16.4.09

Igreja

Eu não tinha dado muita bola pras críticas do Joseph Ratzinger ao Nietzsche, mas de tanto falarem acabei indo lá ler a notícia no Estadão, de 10 passado. E até por ser Nietzsche um filósofo que cria instabilidades para os valores, perigoso, portanto, para a religião, continuava não vendo ali nada de anormal ou inesperado por parte da Santa Madre Igreja. Até que duas pessoas especialmente, e reproduzo a seguir ideias delas, me alertaram para o fato de que o discurso do Bento é uma puta de uma gafe, e por dois motivos: a) criticar Nietzsche objetiva, na verdade, exortar os fiéis a não o lerem, o que, no fim das contas, é um tiro pela culatra – proibir é estimular; b) esta proibição é anacrônica, medieval e, epa!, lembramos que Bento XVI antes de ser papa era prefeito da Congregação para Doutrina da Fé, um nome moderno para a Santa Inquisição.

E aqui no Brasil sabe-se que a expulsão de Leonardo Boff da Igreja tem um agente: o atual papa. Sua Igreja continua a mesma Igreja. E sobrevivem em nosso XXI os mesmos preconceitos, fantasmas, obscurantismos, misticismos e autoritarismos contra os quais se rebelaram os iluministas no XVIII. Deveríamos reviver Voltaire para vê-lo de novo dizer, Não concordo com nada... Ou não. Talvez nem precise. Porque essa coisa toda, de ouvir o outro lado, já criou raízes tão profundas em nosso modo de pensar, que mesmo entre os crentes há com certeza uma parcela que desobedecerá o interdito.

15.4.09

Estado

Se o Estado é tão somente uma máquina destinada a amortecer conflitos, a manter a ordem, a mediar interesses antagônicos, a minimizar os efeitos da desigualdade social, a possibilitar a dominação de um grupo de pessoas por outro grupo de pessoas, não é surpresa nenhuma que Protógenes Queiroz seja afastado de suas funções. A polícia federal, como parte de uma força especial armada com os impostos saqueados pelo Estado junto aos súditos, não foi criada para reprimir o grupo dominante. Esta anomalia está completamente fora de suas atribuições e, embora não pareça, isto é sério. A valer este raciocínio, Fausto Martin de Sanctis e Rodrigo de Grandis são os próximos.

11.4.09

Adriano

José Geraldo Couto mandou bem. Não é todo dia que caderno de esportes faz a gente pensar. Sobre o Adriano, imperador e tudo, ter decidido parar de jogar futebol e ganhar milhões de euros, chocando-nos a todos com tão grande e dupla perda (se bem que, pra mim, a perda maior é dos milhões mesmo; o Adriano é que nem aquele Luizão que vestiu a camisa dos quatro grandes de Sampa: faz gol, e ponto.), ele escreveu hoje na Fôia que:

Pululam as explicações fáceis, as respostas automáticas: é dor de corno, depressão, muita droga, birita, falta de estrutura, burrice pura e simples. Seja qual for a explicação mais convincente, Adriano criou um fato.
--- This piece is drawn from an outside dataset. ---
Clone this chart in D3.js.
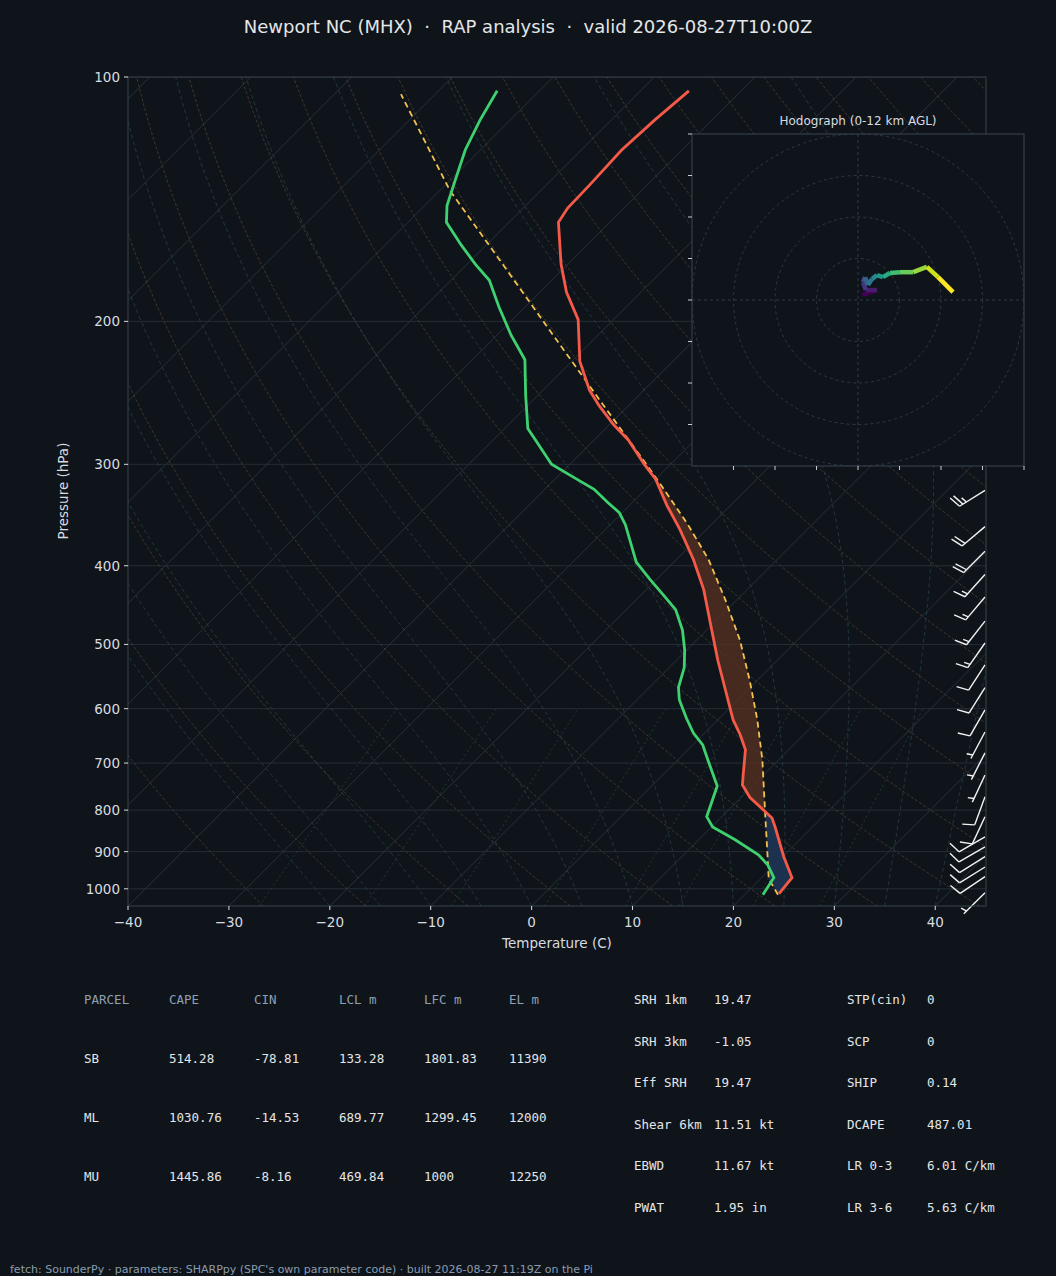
<!DOCTYPE html>
<html><head><meta charset="utf-8">
<script src="https://cdn.jsdelivr.net/npm/d3@7"></script>
<style>
  body { margin: 0; background: #0f141a; }
  text { font-family: "DejaVu Sans", sans-serif; }
  text.mono { font-family: "DejaVu Sans Mono", monospace; }
</style></head>
<body><div id="chart"></div>
<script>
  // sounding (hPa, degC)
  const tempP = [1014, 969, 913, 841, 818, 799, 772, 745, 720, 674, 646, 619, 569, 523, 480, 428, 393, 361, 337, 313, 300, 280, 268, 254, 243, 224, 199, 184, 170, 151, 145, 136, 123, 113, 104]
  const tempC = [23.3, 23.0, 20.1, 16.4, 15.1, 13.4, 10.9, 8.9, 7.8, 5.7, 3.7, 1.5, -2.2, -5.9, -9.5, -14.3, -18.3, -22.6, -26.3, -30.0, -32.6, -36.6, -39.6, -42.9, -45.4, -49.2, -53.5, -57.4, -60.7, -65.1, -65.6, -65.7, -66.0, -65.7, -65.2]
  const dewP = [1017, 969, 934, 908, 870, 839, 815, 747, 694, 665, 643, 616, 585, 565, 534, 508, 480, 453, 435, 416, 396, 356, 344, 334, 322, 312, 300, 280, 271, 246, 223, 208, 192, 178, 170, 161, 151, 144, 134, 123, 113, 104]
  const dewC = [21.8, 21.2, 19.3, 17.4, 13.6, 10.1, 8.5, 6.5, 3.0, 1.0, -1.1, -3.3, -5.8, -7.1, -8.5, -10.2, -12.4, -15.1, -17.7, -20.6, -23.7, -28.5, -30.3, -32.5, -35.1, -38.1, -41.8, -45.8, -47.7, -51.3, -54.8, -58.6, -62.6, -66.2, -69.2, -72.5, -76.2, -77.8, -79.5, -81.5, -83.0, -84.2]
  const parcelP = [1017, 972, 913, 806, 694, 619, 553, 494, 441, 393, 356, 323, 298, 250, 205, 168, 138, 105]
  const parcelC = [23.3, 20.8, 18.5, 13.9, 8.4, 3.9, -0.8, -5.7, -11.1, -16.8, -22.3, -28.0, -32.8, -43.4, -55.3, -67.2, -79.0, -93.4]

  // wind barbs (hPa, direction from, kt)
  const barbP = [323, 358, 384, 410, 437, 468, 498, 530, 565, 602, 641, 680, 724, 770, 815, 863, 888, 913, 940, 966, 1011]
  const barbDir = [238, 230, 225, 222, 220, 218, 215, 213, 212, 210, 208, 207, 205, 200, 205, 240, 240, 238, 238, 236, 225]
  const barbSpd = [25, 20, 20, 15, 15, 15, 15, 10, 10, 10, 5, 5, 5, 10, 10, 10, 10, 10, 10, 10, 5]

  // hodograph (kt)
  const hodoU = [1.0, 4.6, 1.9, 1.2, 1.7, 2.4, 3.4, 4.6, 6.0, 7.7, 10.1, 13.3, 16.6, 19.3, 22.9]
  const hodoV = [1.2, 2.4, 2.4, 4.3, 5.5, 3.6, 5.1, 6.0, 5.5, 6.5, 6.7, 6.7, 8.0, 5.5, 1.9]

  const pTicks = [100, 200, 300, 400, 500, 600, 700, 800, 900, 1000]
  const tTicks = [-40, -30, -20, -10, 0, 10, 20, 30, 40]

  const tableHead = ["PARCEL", "CAPE", "CIN", "LCL m", "LFC m", "EL m"]
  const tableRows = [
    ["SB", "514.28", "-78.81", "133.28", "1801.83", "11390"],
    ["ML", "1030.76", "-14.53", "689.77", "1299.45", "12000"],
    ["MU", "1445.86", "-8.16", "469.84", "1000", "12250"]]
  const paramsA = [["SRH 1km", "19.47"], ["SRH 3km", "-1.05"], ["Eff SRH", "19.47"], ["Shear 6km", "11.51 kt"], ["EBWD", "11.67 kt"], ["PWAT", "1.95 in"]]
  const paramsB = [["STP(cin)", "0"], ["SCP", "0"], ["SHIP", "0.14"], ["DCAPE", "487.01"], ["LR 0-3", "6.01 C/km"], ["LR 3-6", "5.63 C/km"]]

  const W = 1056, H = 1276
  const L = 128, R = 986, T = 77, B = 906
  const svg = d3.select("#chart").append("svg").attr("width", W).attr("height", H)
  svg.append("rect").attr("width", W).attr("height", H).attr("fill", "#0f141a")

  const y = d3.scaleLog().domain([1050, 100]).range([B, T])
  const x = d3.scaleLinear().domain([-40, 45.03]).range([L, R])
  const sx = (t, p) => x(t) + (B - y(p))

  svg.append("clipPath").attr("id", "plot").append("rect")
    .attr("x", L).attr("y", T).attr("width", R - L).attr("height", B - T)
  const plot = svg.append("g").attr("clip-path", "url(#plot)")

  const line = d3.line().x(d => sx(d[1], d[0])).y(d => y(d[0]))

  // pressure grid
  plot.selectAll(".hg").data(pTicks).join("line")
    .attr("x1", L).attr("x2", R).attr("y1", d => y(d)).attr("y2", d => y(d))
    .attr("stroke", "#252d36").attr("stroke-width", 1)
  // isotherms
  plot.selectAll(".iso").data(d3.range(-120, 50, 10)).join("path")
    .attr("d", t => line([[1050, t], [100, t]]))
    .attr("stroke", "#28313b").attr("fill", "none")

  const levels = d3.range(1050, 99, -10)
  // dry adiabats
  plot.selectAll(".dry").data(d3.range(-30, 221, 10)).join("path")
    .attr("d", th => line(levels.map(p => [p, (th + 273.15) * Math.pow(p / 1000, 0.2857) - 273.15])))
    .attr("stroke", "#4d4030").attr("stroke-dasharray", "3,2").attr("fill", "none").attr("stroke-width", 0.8)
  // moist adiabats
  function moist(t0) {
    const out = []
    let t = t0 + 273.15
    for (let p = 1050; p >= 100; p -= 5) {
      out.push([p, t - 273.15])
      const es = 6.112 * Math.exp(17.67 * (t - 273.15) / (t - 29.65))
      const rs = 0.622 * es / (p - es)
      const dTdp = (287 * t + 2.5e6 * rs) / (1005 + 2.5e6 * 2.5e6 * rs * 0.622 / (287 * t * t)) / p
      t -= dTdp * 5
    }
    return out
  }
  plot.selectAll(".moist").data(d3.range(-20, 41, 5)).join("path")
    .attr("d", t => line(moist(t)))
    .attr("stroke", "#26404a").attr("stroke-dasharray", "4,3").attr("fill", "none").attr("stroke-width", 0.8)
  // mixing ratio lines
  const tdFromW = (w, p) => { const e = w * p / (622 + w); const l = Math.log(e / 6.112); return 243.5 * l / (17.67 - l) }
  plot.selectAll(".mix").data([0.4, 1, 2, 4, 7, 10, 16, 24]).join("path")
    .attr("d", w => line([1050, 600].map(p => [p, tdFromW(w, p)])))
    .attr("stroke", "#26443a").attr("stroke-dasharray", "2,3").attr("fill", "none").attr("stroke-width", 0.8)

  // CAPE / CIN shading
  const logI = (ps, vs, p) => {
    for (let i = 0; i < ps.length - 1; i++) {
      if (p <= ps[i] && p >= ps[i + 1]) {
        const f = Math.log(ps[i] / p) / Math.log(ps[i] / ps[i + 1])
        return vs[i] + f * (vs[i + 1] - vs[i])
      }
    }
    return null
  }
  const fillLevels = d3.range(1013, 104, -2).map(p => ({ p, t: logI(tempP, tempC, p), pc: logI(parcelP, parcelC, p) }))
    .filter(d => d.t != null && d.pc != null)
  plot.append("path").datum(fillLevels.filter(d => d.p > 292))
    .attr("d", d3.area().y(d => y(d.p)).x0(d => sx(d.t, d.p)).x1(d => sx(Math.max(d.t, d.pc), d.p)))
    .attr("fill", "#5a3222").attr("opacity", 0.75)
  plot.append("path").datum(fillLevels.filter(d => d.p > 700))
    .attr("d", d3.area().y(d => y(d.p)).x0(d => sx(d.t, d.p)).x1(d => sx(Math.min(d.t, d.pc), d.p)))
    .attr("fill", "#1e3658").attr("opacity", 0.85)

  // profiles
  plot.append("path").datum(d3.zip(parcelP, parcelC)).attr("d", line)
    .attr("stroke", "#f2c14e").attr("stroke-width", 1.8).attr("stroke-dasharray", "6,4").attr("fill", "none")
  plot.append("path").datum(d3.zip(dewP, dewC)).attr("d", line)
    .attr("stroke", "#3dd26f").attr("stroke-width", 2.8).attr("fill", "none")
  plot.append("path").datum(d3.zip(tempP, tempC)).attr("d", line)
    .attr("stroke", "#f55a48").attr("stroke-width", 2.8).attr("fill", "none")

  // wind barbs
  const barbs = svg.append("g").attr("stroke", "#f2f2f2").attr("stroke-width", 1.4).attr("fill", "none")
  barbP.forEach((p, i) => {
    const a = barbDir[i] * Math.PI / 180
    const dx = Math.sin(a), dy = -Math.cos(a)
    const bx = 985, by = y(p), len = 30
    const tx = bx + dx * len, ty = by + dy * len
    barbs.append("line").attr("x1", bx).attr("y1", by).attr("x2", tx).attr("y2", ty)
    const px = -dy + 0.3 * dx, py = dx + 0.3 * dy
    let s = barbSpd[i], k = 0
    const full = Math.floor(s / 10), half = (s % 10) >= 5
    if (full === 0 && half) k = 1
    for (let j = 0; j < full + (half ? 1 : 0); j++, k++) {
      const ox = tx - dx * k * 4, oy = ty - dy * k * 4
      const l = j < full ? 12 : 6
      barbs.append("line").attr("x1", ox).attr("y1", oy).attr("x2", ox + px * l).attr("y2", oy + py * l)
    }
  })

  // plot frame
  svg.append("rect").attr("x", L).attr("y", T).attr("width", R - L).attr("height", B - T)
    .attr("fill", "none").attr("stroke", "#39424d")

  // axes
  const ax = svg.append("g").attr("font-size", 13.5).attr("fill", "#d8dce0")
  ax.selectAll(".xt").data(tTicks).join("line")
    .attr("x1", d => x(d)).attr("x2", d => x(d)).attr("y1", B).attr("y2", B + 4).attr("stroke", "#d8dce0")
  ax.selectAll(".xl").data(tTicks).join("text")
    .attr("x", d => x(d)).attr("y", B + 21).attr("text-anchor", "middle")
    .text(d => d < 0 ? "\u2212" + Math.abs(d) : d)
  ax.selectAll(".yt").data(pTicks).join("line")
    .attr("x1", L - 4).attr("x2", L).attr("y1", d => y(d)).attr("y2", d => y(d)).attr("stroke", "#d8dce0")
  ax.selectAll(".yl").data(pTicks).join("text")
    .attr("x", L - 8).attr("y", d => y(d) + 5).attr("text-anchor", "end").text(d => d)
  ax.append("text").attr("x", 557).attr("y", 948).attr("text-anchor", "middle").text("Temperature (C)")
  ax.append("text").attr("transform", "translate(68,491) rotate(-90)").attr("text-anchor", "middle").text("Pressure (hPa)")

  svg.append("text").attr("x", 528).attr("y", 33).attr("text-anchor", "middle")
    .attr("font-size", 18).attr("fill", "#e4e6e8").style("white-space", "pre")
    .text("Newport NC (MHX)  \u00b7  RAP analysis  \u00b7  valid 2026-08-27T10:00Z")

  // hodograph inset
  const hx0 = 692, hy0 = 134, hs = 332, hc = hx0 + hs / 2
  const hk = d3.scaleLinear().domain([-40, 40]).range([hx0, hx0 + hs])
  const hv = d3.scaleLinear().domain([-40, 40]).range([hy0 + hs, hy0])
  const hod = svg.append("g")
  hod.append("rect").attr("x", hx0).attr("y", hy0).attr("width", hs).attr("height", hs).attr("fill", "#0f141a")
  hod.append("clipPath").attr("id", "hclip").append("rect").attr("x", hx0).attr("y", hy0).attr("width", hs).attr("height", hs)
  const hg = hod.append("g").attr("clip-path", "url(#hclip)")
  hg.selectAll("circle").data([10, 20, 30, 40]).join("circle")
    .attr("cx", hk(0)).attr("cy", hv(0)).attr("r", d => hk(d) - hk(0))
    .attr("fill", "none").attr("stroke", "#2f3843").attr("stroke-dasharray", "3,3")
  hg.append("line").attr("x1", hx0).attr("x2", hx0 + hs).attr("y1", hv(0)).attr("y2", hv(0)).attr("stroke", "#2f3843").attr("stroke-dasharray", "3,3")
  hg.append("line").attr("y1", hy0).attr("y2", hy0 + hs).attr("x1", hk(0)).attr("x2", hk(0)).attr("stroke", "#2f3843").attr("stroke-dasharray", "3,3")
  const col = d3.scaleSequential(d3.interpolateViridis).domain([0, hodoU.length - 2])
  for (let i = 0; i < hodoU.length - 1; i++) {
    hg.append("line").attr("x1", hk(hodoU[i])).attr("y1", hv(hodoV[i]))
      .attr("x2", hk(hodoU[i + 1])).attr("y2", hv(hodoV[i + 1]))
      .attr("stroke", col(i)).attr("stroke-width", 4.5).attr("stroke-linecap", "butt")
  }
  hod.append("rect").attr("x", hx0).attr("y", hy0).attr("width", hs).attr("height", hs)
    .attr("fill", "none").attr("stroke", "#3a4450")
  const hticks = d3.range(-30, 41, 10)
  hod.selectAll(".hyt").data(hticks).join("line").attr("x1", hx0 - 4).attr("x2", hx0)
    .attr("y1", d => hv(d)).attr("y2", d => hv(d)).attr("stroke", "#c8ccd0")
  hod.selectAll(".hxt").data(hticks).join("line").attr("y1", hy0 + hs).attr("y2", hy0 + hs + 4)
    .attr("x1", d => hk(d)).attr("x2", d => hk(d)).attr("stroke", "#c8ccd0")
  hod.append("text").attr("x", hc).attr("y", 125).attr("text-anchor", "middle").attr("font-size", 12)
    .attr("fill", "#d8dce0").text("Hodograph (0-12 km AGL)")

  // parameter table
  const tb = svg.append("g").attr("font-size", 12.5)
  const cell = (xx, yy, txt, fill) => tb.append("text").attr("class", "mono")
    .attr("x", xx).attr("y", yy).attr("fill", fill).text(txt)
  const colX = [84, 169, 254, 339, 424, 509]
  tableHead.forEach((h, j) => cell(colX[j], 1004, h, "#8fa0b4"))
  tableRows.forEach((r, i) => r.forEach((v, j) => cell(colX[j], 1063 + i * 59, v, "#e4e6e8")))
  paramsA.forEach((r, i) => {
    cell(634, 1004 + i * 41.5, r[0], "#e4e6e8")
    cell(714, 1004 + i * 41.5, r[1], "#e4e6e8")
  })
  paramsB.forEach((r, i) => {
    cell(847, 1004 + i * 41.5, r[0], "#e4e6e8")
    cell(927, 1004 + i * 41.5, r[1], "#e4e6e8")
  })
  svg.append("text").attr("x", 10).attr("y", 1273).attr("font-size", 11).attr("fill", "#8a9cb0")
    .text("fetch: SounderPy \u00b7 parameters: SHARPpy (SPC's own parameter code) \u00b7 built 2026-08-27 11:19Z on the Pi")
</script></body></html>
Tomou uma atitude inesperada num mundo de reações tão programadas e previsíveis. Foi na contramão da corrente hegemônica, desafinou o coro dos contentes. Seu gesto inquieta e perturba porque, na sua aparente irracionalidade, nos faz questionar a lógica absurda que comanda nossas vidas.

O leitor que acompanha ou suporta esta coluna sabe o quanto valorizo o lance que destoa: a furada, o frango, o erro. Deslizes que iluminam, que sobressaltam, que acordam. João Cabral de Melo Neto dizia que, em sua poesia, evitava "embalar" o leitor numa música que o fizesse deslizar como quem roda por uma estrada bem asfaltada. Preferia construir um caminho de pedras que, com seus solavancos, levasse o leitor a despertar.

Mal comparando, uma atitude como a de Adriano equivale a uma canelada, um tropeção, uma pedra com que se topa no meio do caminho. Quem quiser que se defenda do susto respondendo com as frases feitas citadas lá em cima. E quem tiver coragem que encare o Adriano que traz dentro de si.

3.4.09

O dilema das casas blindadas no Rio de Janeiro

"Es el eterno dilema: adaptarse ante la realidad de la violencia cotidiana, blindando a las favelas con muros y construcciones búnker o luchar sin cuartel para expulsar de ellas a los narcos que han creado en ese mundo marginal su imperio, sus leyes y su poder."

Juan Arias deve estar brincando. Achando que o dilema se reduz a isso, ou não conhece o Brasil ou não conhece o mundo.